[START Supplied material]
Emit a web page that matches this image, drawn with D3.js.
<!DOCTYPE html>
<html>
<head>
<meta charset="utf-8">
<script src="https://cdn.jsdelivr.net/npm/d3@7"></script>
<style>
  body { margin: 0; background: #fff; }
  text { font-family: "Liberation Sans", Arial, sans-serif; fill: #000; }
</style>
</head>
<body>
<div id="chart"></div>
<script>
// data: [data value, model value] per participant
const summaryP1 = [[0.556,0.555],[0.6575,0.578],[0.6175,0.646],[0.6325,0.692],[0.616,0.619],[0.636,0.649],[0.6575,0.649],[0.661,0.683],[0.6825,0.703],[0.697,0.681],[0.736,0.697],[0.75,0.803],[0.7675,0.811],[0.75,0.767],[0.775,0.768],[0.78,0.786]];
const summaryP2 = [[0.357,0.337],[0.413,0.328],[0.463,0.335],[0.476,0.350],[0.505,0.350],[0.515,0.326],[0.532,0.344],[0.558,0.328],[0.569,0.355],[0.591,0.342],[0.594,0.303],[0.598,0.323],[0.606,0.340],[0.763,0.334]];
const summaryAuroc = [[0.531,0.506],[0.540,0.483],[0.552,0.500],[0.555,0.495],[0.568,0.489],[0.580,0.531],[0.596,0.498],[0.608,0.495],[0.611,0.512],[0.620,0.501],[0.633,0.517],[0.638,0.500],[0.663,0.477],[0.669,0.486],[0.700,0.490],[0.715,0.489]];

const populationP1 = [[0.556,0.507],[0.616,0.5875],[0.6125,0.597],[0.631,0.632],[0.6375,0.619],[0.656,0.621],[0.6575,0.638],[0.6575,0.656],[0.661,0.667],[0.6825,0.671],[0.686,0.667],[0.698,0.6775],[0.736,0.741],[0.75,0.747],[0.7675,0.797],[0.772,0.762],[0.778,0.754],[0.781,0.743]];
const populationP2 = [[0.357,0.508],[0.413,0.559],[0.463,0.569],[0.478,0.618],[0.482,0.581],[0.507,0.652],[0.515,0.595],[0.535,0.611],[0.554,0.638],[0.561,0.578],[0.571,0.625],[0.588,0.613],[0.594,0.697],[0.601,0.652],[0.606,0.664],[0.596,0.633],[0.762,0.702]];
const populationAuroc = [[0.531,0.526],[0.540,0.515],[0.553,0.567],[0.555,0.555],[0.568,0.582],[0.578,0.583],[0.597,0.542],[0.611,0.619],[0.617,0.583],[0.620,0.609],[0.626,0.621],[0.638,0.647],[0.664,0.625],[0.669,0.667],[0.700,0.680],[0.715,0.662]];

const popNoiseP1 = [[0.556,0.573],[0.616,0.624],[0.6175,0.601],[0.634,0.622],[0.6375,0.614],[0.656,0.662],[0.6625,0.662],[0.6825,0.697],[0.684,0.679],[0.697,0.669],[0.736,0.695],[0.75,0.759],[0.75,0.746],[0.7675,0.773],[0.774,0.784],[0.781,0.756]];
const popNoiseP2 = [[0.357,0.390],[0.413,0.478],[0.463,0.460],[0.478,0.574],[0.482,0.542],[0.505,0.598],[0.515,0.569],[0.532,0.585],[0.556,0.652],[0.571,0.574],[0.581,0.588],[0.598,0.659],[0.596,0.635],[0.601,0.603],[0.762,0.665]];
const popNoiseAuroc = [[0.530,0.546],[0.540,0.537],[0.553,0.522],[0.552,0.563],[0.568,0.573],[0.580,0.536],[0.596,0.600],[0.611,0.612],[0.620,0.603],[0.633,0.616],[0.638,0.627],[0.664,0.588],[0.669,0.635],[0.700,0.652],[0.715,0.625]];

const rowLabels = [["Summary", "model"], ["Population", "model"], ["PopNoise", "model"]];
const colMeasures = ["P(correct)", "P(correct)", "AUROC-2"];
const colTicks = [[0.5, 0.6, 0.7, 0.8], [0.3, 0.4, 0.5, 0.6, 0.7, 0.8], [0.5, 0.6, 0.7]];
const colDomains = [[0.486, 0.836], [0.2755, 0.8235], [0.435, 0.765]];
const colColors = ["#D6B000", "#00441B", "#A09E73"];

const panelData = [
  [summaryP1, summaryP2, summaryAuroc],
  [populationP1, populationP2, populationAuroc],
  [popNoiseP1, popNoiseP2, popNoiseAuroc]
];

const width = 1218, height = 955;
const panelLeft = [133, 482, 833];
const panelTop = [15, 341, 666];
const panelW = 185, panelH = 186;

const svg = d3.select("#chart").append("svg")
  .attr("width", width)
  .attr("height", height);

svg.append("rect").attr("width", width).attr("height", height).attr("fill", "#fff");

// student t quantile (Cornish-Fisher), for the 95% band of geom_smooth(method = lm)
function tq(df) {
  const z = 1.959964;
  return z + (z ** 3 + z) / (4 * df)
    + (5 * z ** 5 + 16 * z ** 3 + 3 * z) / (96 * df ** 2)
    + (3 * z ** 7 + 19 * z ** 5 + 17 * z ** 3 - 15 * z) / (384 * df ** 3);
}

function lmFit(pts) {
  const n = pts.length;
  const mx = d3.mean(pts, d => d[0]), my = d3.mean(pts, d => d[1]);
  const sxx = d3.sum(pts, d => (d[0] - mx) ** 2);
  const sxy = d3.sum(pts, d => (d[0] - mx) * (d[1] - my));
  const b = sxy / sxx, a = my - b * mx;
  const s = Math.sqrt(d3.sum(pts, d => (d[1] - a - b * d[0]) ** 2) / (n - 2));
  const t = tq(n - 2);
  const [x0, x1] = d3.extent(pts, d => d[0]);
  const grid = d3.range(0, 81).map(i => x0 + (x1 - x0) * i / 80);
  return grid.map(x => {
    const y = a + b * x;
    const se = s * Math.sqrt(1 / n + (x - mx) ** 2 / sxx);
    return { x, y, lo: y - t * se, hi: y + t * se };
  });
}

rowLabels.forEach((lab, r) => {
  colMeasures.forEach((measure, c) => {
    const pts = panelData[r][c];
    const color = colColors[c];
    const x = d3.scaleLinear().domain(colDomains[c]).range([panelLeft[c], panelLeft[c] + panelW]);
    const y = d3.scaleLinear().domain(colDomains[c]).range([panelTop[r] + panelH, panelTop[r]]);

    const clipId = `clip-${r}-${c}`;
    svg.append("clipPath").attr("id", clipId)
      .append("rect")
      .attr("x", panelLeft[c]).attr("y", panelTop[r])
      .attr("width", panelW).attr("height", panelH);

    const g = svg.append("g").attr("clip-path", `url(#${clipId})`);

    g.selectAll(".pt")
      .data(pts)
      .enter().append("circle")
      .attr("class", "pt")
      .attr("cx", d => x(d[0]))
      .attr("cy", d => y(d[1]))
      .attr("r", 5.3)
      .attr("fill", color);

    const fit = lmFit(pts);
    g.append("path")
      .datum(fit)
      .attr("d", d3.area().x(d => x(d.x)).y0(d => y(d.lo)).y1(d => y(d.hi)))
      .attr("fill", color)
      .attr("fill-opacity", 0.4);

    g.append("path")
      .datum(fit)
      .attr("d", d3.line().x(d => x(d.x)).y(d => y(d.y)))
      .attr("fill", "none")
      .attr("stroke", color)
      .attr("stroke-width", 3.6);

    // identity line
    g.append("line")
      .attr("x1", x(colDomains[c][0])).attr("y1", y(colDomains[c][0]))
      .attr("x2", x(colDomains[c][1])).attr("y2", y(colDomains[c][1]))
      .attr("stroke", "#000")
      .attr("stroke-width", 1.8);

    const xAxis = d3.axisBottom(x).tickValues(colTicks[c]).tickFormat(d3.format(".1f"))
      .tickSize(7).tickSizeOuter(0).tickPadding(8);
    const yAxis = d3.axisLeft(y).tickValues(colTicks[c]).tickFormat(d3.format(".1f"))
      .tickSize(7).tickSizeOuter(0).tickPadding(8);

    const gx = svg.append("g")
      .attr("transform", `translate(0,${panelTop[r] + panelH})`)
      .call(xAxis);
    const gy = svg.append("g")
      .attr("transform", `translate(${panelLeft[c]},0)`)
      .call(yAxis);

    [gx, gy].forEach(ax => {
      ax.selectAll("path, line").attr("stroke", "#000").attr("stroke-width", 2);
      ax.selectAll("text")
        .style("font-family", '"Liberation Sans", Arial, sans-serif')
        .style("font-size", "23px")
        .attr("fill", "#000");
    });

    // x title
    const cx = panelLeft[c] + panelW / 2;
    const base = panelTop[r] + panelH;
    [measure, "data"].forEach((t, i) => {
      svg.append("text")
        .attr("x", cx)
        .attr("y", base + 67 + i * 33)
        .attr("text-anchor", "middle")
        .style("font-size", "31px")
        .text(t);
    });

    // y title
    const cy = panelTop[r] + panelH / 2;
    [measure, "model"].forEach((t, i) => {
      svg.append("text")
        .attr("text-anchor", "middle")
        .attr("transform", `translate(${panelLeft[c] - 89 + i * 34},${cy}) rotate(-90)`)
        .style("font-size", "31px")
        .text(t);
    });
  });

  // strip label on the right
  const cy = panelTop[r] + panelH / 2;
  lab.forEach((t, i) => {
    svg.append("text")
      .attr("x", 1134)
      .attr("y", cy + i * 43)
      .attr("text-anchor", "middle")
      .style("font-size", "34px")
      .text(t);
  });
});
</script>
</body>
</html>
[END Supplied material]
[START Supplied material]
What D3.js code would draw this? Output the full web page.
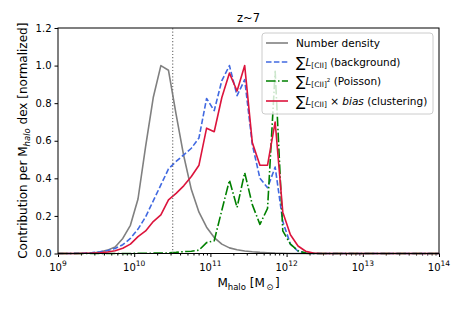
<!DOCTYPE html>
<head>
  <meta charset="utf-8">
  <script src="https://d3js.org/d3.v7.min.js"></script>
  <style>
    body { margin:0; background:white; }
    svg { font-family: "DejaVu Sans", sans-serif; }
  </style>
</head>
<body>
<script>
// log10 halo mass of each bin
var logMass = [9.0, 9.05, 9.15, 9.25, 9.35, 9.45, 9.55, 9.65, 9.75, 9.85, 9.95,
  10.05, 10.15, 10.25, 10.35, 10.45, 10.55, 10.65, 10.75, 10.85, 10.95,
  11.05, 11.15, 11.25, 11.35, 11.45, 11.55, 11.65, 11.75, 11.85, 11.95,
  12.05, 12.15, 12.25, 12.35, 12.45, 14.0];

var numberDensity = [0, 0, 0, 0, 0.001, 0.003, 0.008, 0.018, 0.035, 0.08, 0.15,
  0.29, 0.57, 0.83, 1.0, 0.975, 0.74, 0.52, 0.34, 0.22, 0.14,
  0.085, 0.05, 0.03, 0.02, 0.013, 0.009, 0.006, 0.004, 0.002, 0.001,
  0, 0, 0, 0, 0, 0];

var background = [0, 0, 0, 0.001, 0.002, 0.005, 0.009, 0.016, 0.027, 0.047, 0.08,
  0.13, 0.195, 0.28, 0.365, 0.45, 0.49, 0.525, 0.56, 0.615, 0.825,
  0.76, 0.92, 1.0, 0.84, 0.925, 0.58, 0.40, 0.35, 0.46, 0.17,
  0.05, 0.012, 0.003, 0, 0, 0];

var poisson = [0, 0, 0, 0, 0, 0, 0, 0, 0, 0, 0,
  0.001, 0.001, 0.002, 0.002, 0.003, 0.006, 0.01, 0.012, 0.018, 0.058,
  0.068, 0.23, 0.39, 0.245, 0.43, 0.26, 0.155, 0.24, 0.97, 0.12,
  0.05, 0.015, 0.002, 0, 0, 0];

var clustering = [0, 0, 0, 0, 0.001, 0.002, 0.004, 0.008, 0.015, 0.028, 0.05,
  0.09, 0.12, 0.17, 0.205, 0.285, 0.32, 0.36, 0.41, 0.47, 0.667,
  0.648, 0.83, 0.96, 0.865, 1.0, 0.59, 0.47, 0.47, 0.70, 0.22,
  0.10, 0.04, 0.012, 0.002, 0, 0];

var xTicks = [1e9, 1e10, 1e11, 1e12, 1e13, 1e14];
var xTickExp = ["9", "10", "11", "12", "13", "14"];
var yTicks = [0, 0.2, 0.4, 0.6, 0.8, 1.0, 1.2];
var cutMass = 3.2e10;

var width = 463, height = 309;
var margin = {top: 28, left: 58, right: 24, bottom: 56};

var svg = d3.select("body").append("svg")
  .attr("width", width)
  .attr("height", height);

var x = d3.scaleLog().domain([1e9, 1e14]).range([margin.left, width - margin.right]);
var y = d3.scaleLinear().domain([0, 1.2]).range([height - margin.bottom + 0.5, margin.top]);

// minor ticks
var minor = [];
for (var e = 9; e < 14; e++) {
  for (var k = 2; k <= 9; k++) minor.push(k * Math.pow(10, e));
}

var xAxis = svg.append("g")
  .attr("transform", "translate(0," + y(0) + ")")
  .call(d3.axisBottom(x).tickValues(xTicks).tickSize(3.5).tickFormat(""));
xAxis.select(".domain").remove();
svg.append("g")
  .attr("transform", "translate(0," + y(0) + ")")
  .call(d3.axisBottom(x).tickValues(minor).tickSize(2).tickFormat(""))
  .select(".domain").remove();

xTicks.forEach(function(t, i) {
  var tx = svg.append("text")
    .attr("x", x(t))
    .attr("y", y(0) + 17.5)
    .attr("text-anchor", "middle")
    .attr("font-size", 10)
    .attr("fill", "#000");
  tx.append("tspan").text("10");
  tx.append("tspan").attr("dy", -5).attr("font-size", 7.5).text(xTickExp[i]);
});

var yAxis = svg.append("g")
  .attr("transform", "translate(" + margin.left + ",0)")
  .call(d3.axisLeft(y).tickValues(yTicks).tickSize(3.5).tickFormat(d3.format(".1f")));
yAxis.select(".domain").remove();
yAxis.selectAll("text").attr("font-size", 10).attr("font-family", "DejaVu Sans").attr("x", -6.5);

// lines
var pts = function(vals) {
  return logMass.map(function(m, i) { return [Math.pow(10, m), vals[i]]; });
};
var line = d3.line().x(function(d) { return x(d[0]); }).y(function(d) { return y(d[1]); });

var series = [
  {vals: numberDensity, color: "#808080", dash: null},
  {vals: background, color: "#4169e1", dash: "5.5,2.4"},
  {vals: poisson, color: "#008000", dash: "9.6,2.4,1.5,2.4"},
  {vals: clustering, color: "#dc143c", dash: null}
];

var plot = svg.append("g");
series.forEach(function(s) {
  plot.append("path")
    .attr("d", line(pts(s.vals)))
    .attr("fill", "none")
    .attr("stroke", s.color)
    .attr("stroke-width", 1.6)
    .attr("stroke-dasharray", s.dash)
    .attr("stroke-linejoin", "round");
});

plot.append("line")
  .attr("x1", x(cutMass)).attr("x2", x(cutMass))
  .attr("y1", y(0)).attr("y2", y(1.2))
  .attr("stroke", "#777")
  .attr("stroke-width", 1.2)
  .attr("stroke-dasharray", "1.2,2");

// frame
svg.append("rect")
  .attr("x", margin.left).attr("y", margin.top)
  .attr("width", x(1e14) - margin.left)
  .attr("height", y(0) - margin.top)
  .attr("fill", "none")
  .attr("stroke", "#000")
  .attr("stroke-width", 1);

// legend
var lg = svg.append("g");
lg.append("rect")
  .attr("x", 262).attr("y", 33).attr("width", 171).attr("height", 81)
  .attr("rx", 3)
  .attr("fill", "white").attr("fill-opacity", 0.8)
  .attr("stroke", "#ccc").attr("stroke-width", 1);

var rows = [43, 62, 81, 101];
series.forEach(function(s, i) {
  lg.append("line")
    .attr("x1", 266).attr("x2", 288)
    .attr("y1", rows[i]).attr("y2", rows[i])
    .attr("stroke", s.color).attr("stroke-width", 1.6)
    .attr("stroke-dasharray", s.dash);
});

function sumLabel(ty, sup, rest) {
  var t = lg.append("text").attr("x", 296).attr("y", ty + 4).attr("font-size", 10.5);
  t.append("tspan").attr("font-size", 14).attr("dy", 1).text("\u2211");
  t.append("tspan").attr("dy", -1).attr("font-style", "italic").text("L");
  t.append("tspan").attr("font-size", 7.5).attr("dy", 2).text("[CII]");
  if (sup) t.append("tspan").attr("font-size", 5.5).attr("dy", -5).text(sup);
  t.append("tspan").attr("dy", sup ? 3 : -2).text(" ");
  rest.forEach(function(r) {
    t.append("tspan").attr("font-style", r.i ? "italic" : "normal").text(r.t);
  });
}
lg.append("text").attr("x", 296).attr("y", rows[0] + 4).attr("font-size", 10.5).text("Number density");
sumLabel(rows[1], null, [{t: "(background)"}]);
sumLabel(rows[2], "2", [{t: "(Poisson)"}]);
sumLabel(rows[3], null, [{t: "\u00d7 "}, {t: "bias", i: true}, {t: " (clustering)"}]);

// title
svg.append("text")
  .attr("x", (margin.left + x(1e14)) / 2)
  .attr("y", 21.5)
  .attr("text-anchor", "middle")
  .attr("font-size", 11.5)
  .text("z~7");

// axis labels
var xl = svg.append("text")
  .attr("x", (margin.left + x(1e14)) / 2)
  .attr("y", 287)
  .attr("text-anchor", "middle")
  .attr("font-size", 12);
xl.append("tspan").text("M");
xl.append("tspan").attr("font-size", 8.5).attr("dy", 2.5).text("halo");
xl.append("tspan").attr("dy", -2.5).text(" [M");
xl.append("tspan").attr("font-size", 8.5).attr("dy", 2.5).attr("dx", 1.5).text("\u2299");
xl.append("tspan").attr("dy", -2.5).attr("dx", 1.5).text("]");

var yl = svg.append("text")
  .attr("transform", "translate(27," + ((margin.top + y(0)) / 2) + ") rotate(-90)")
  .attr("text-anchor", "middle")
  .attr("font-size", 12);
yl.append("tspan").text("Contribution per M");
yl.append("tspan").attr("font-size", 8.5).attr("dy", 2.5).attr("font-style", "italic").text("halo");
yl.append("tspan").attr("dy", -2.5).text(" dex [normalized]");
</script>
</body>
[END Supplied material]
## Task brief
Collect each line of the entries that has the word "page", copying it in full.

## Response below
Emit a web page that matches this image, drawn with D3.js.
What D3.js code would draw this? Output the full web page.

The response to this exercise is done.